The story of neighbors Chris and Dan
Chris Onstad was a cartoonist who came to Portland to hide from his nemesis, California. Dan McLaughlin was a studio photographer who fled his native Georgia for the bohemian freedom of the Pacific Northwest. Chris hit midlife and wanted to mix things up, so he took a job as a restaurant critic. Dan retired from snapping dental equipment and tennis shoes to create The Dan Plan, where through 10,000 hours of deliberate practice he would attempt to go from non-golfer to PGA professional. They wound up living across a verdant suburban alley from one another.
At some point in the early days of his Portland residency, Chris tore a couple boards out of his alley fence so it would be easier for Dan to drift in when he smelled cooking. They’d often wander out into the neighborhood after dinner with a couple pitching wedges and golf balls, forging impromptu links where the less-imaginative saw only front lawns and elementary schools. They talked of making movies, writing TV shows, and anything else that would keep them out of an office.
Chris fell in love with the people of the restaurant industry, whom he saw as artistic peers in their passion, their creativity, and their willingness to make less money in exchange for greater fulfillment. As a sober man with a menu always in his hand, he quickly realized that the needs of alcohol-free diners were markedly underserved, so he began the tinkering that became Portland Soda Works. He sought to create “the Belgian beer of craft soda” using the whole-ingredient, high-integrity approach he had absorbed from his adoptive Pacific Northwest community.
Dan installed himself as the critic’s critic, revealing a surprisingly sophisticated palate and facility for flavor development. Thanks to his time at The Dan Plan, he brought a steady stream of “golf course types” to the table—many of whom would become the company’s anchor clients.
It is unrecorded, but at some point in 2012, the pair agreed to start a soda company—probably casually, in Chris’s kitchen, while one of them was focused on something else. An all-natural sarsaparilla root beer was their flagship offering, with a spicy whole-root ginger beer right behind. Reverend Nat West of Reverend Nat’s Hard Cider agreed to host their brewing kettles, which were themselves on loan from Steven Smith, the late and much-loved Portland teamaker who gave Chris some of his earliest flavor lessons and business advice.
The next few years saw clients from around the state calling for custom formulations, consultations, classes, kegs, and always more of their intensely flavorful root beer and ginger beer. Their big break came in 2014 when New Seasons Market began carrying their products, now sold in handsome bottles as “cocktail and soda syrups.”

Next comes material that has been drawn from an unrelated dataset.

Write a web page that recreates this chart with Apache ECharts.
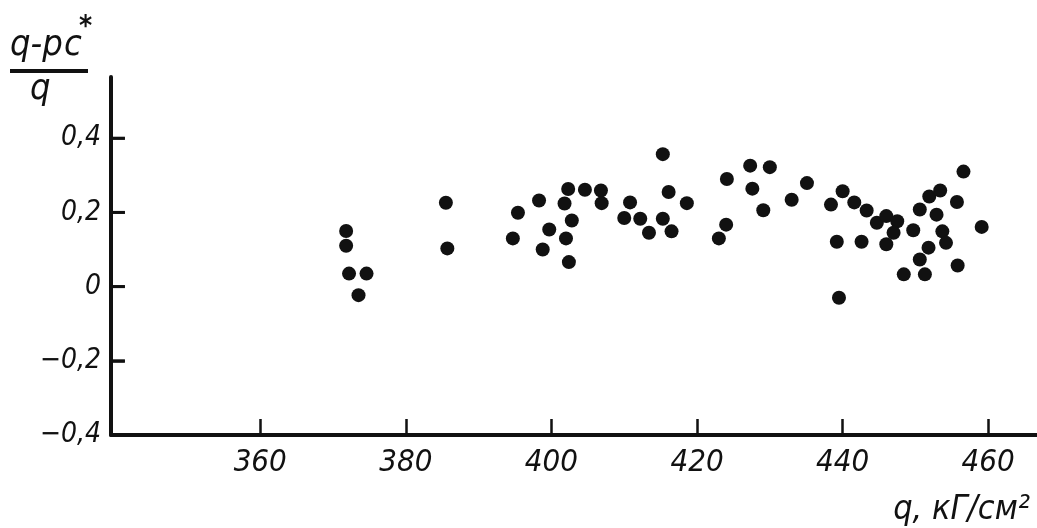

In 2015 they finally outgrew the commissary kitchen they’d been renting and built themselves a brewery in a hundred-year-old bakery along the train tracks in North Portland. Near-daily they meet with and are inspired by friends old and new, from the ever-fertile Portland food and beverage community. As a result, the quality of their products, as well as the breadth of their flavor library, grows steadily.